— BEGIN —
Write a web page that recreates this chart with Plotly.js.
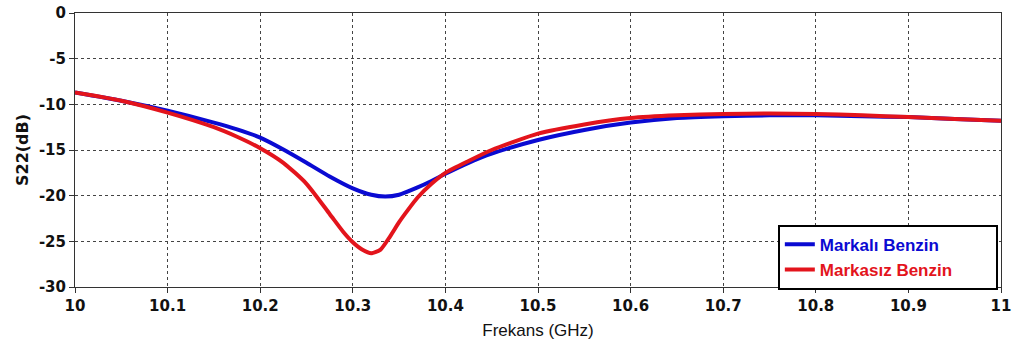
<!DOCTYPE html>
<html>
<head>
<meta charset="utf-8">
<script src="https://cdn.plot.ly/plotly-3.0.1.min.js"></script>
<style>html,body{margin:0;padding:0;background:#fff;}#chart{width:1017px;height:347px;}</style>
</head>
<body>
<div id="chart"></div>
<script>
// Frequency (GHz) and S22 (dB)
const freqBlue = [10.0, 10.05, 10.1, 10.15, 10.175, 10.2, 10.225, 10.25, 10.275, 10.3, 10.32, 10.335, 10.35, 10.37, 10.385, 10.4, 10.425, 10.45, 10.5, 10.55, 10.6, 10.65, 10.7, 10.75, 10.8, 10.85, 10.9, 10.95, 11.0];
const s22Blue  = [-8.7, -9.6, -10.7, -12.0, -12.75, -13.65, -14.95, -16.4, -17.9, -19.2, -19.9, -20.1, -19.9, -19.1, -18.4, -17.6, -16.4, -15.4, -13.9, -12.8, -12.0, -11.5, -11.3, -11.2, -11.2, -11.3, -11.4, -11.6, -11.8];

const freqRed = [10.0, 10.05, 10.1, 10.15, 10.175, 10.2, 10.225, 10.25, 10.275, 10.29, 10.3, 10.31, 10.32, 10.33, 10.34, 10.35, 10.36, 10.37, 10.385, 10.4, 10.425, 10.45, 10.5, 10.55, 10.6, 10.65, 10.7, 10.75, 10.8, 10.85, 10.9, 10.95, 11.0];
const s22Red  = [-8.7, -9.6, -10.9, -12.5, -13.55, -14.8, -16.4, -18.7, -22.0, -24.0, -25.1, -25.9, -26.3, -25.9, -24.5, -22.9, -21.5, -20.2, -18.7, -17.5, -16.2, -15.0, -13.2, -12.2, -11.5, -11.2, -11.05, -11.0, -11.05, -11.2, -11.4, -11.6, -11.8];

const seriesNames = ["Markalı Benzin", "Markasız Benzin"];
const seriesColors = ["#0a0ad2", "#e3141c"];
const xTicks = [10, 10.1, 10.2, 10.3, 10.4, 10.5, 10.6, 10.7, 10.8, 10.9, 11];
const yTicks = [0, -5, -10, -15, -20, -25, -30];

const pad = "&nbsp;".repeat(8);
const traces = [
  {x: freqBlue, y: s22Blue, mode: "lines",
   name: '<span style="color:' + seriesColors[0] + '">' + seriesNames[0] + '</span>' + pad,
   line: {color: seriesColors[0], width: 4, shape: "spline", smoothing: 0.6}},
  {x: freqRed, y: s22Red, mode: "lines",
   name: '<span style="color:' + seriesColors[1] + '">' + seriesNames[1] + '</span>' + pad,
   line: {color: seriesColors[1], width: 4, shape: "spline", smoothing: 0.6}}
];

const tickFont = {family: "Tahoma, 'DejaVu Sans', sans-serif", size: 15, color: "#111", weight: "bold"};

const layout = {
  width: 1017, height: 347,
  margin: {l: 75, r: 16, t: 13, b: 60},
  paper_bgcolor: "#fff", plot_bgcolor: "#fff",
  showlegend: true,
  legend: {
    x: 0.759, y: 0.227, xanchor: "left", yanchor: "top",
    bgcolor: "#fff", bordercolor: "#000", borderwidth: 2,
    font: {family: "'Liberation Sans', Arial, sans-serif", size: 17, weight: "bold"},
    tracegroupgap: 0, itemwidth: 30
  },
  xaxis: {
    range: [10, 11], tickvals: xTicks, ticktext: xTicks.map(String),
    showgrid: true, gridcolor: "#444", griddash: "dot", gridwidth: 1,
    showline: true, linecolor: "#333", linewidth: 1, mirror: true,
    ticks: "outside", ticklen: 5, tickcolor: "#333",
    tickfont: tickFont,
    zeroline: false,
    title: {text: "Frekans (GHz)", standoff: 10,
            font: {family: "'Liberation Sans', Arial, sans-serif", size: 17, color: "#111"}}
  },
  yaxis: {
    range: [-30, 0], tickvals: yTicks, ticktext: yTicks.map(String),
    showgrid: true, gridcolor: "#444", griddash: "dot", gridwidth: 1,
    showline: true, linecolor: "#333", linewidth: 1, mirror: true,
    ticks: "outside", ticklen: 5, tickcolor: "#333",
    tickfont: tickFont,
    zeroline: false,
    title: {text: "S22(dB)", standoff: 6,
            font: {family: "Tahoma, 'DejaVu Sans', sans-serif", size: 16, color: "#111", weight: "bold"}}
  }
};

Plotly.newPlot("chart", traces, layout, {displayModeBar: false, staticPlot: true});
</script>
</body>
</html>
— END —
• _Problem requirements_
Copy each line above precisely, dropping the pictures.

• _The answer_
Write a web page that recreates this chart with Plotly.js.
<!DOCTYPE html>
<html>
<head>
<meta charset="utf-8">
<script src="https://cdn.plot.ly/plotly-3.0.1.min.js"></script>
<style>html,body{margin:0;padding:0;background:#fff;}#chart{width:1017px;height:347px;}</style>
</head>
<body>
<div id="chart"></div>
<script>
// Frequency (GHz) and S22 (dB)
const freqBlue = [10.0, 10.05, 10.1, 10.15, 10.175, 10.2, 10.225, 10.25, 10.275, 10.3, 10.32, 10.335, 10.35, 10.37, 10.385, 10.4, 10.425, 10.45, 10.5, 10.55, 10.6, 10.65, 10.7, 10.75, 10.8, 10.85, 10.9, 10.95, 11.0];
const s22Blue  = [-8.7, -9.6, -10.7, -12.0, -12.75, -13.65, -14.95, -16.4, -17.9, -19.2, -19.9, -20.1, -19.9, -19.1, -18.4, -17.6, -16.4, -15.4, -13.9, -12.8, -12.0, -11.5, -11.3, -11.2, -11.2, -11.3, -11.4, -11.6, -11.8];

const freqRed = [10.0, 10.05, 10.1, 10.15, 10.175, 10.2, 10.225, 10.25, 10.275, 10.29, 10.3, 10.31, 10.32, 10.33, 10.34, 10.35, 10.36, 10.37, 10.385, 10.4, 10.425, 10.45, 10.5, 10.55, 10.6, 10.65, 10.7, 10.75, 10.8, 10.85, 10.9, 10.95, 11.0];
const s22Red  = [-8.7, -9.6, -10.9, -12.5, -13.55, -14.8, -16.4, -18.7, -22.0, -24.0, -25.1, -25.9, -26.3, -25.9, -24.5, -22.9, -21.5, -20.2, -18.7, -17.5, -16.2, -15.0, -13.2, -12.2, -11.5, -11.2, -11.05, -11.0, -11.05, -11.2, -11.4, -11.6, -11.8];

const seriesNames = ["Markalı Benzin", "Markasız Benzin"];
const seriesColors = ["#0a0ad2", "#e3141c"];
const xTicks = [10, 10.1, 10.2, 10.3, 10.4, 10.5, 10.6, 10.7, 10.8, 10.9, 11];
const yTicks = [0, -5, -10, -15, -20, -25, -30];

const pad = "&nbsp;".repeat(8);
const traces = [
  {x: freqBlue, y: s22Blue, mode: "lines",
   name: '<span style="color:' + seriesColors[0] + '">' + seriesNames[0] + '</span>' + pad,
   line: {color: seriesColors[0], width: 4, shape: "spline", smoothing: 0.6}},
  {x: freqRed, y: s22Red, mode: "lines",
   name: '<span style="color:' + seriesColors[1] + '">' + seriesNames[1] + '</span>' + pad,
   line: {color: seriesColors[1], width: 4, shape: "spline", smoothing: 0.6}}
];

const tickFont = {family: "Tahoma, 'DejaVu Sans', sans-serif", size: 15, color: "#111", weight: "bold"};

const layout = {
  width: 1017, height: 347,
  margin: {l: 75, r: 16, t: 13, b: 60},
  paper_bgcolor: "#fff", plot_bgcolor: "#fff",
  showlegend: true,
  legend: {
    x: 0.759, y: 0.227, xanchor: "left", yanchor: "top",
    bgcolor: "#fff", bordercolor: "#000", borderwidth: 2,
    font: {family: "'Liberation Sans', Arial, sans-serif", size: 17, weight: "bold"},
    tracegroupgap: 0, itemwidth: 30
  },
  xaxis: {
    range: [10, 11], tickvals: xTicks, ticktext: xTicks.map(String),
    showgrid: true, gridcolor: "#444", griddash: "dot", gridwidth: 1,
    showline: true, linecolor: "#333", linewidth: 1, mirror: true,
    ticks: "outside", ticklen: 5, tickcolor: "#333",
    tickfont: tickFont,
    zeroline: false,
    title: {text: "Frekans (GHz)", standoff: 10,
            font: {family: "'Liberation Sans', Arial, sans-serif", size: 17, color: "#111"}}
  },
  yaxis: {
    range: [-30, 0], tickvals: yTicks, ticktext: yTicks.map(String),
    showgrid: true, gridcolor: "#444", griddash: "dot", gridwidth: 1,
    showline: true, linecolor: "#333", linewidth: 1, mirror: true,
    ticks: "outside", ticklen: 5, tickcolor: "#333",
    tickfont: tickFont,
    zeroline: false,
    title: {text: "S22(dB)", standoff: 6,
            font: {family: "Tahoma, 'DejaVu Sans', sans-serif", size: 16, color: "#111", weight: "bold"}}
  }
};

Plotly.newPlot("chart", traces, layout, {displayModeBar: false, staticPlot: true});
</script>
</body>
</html>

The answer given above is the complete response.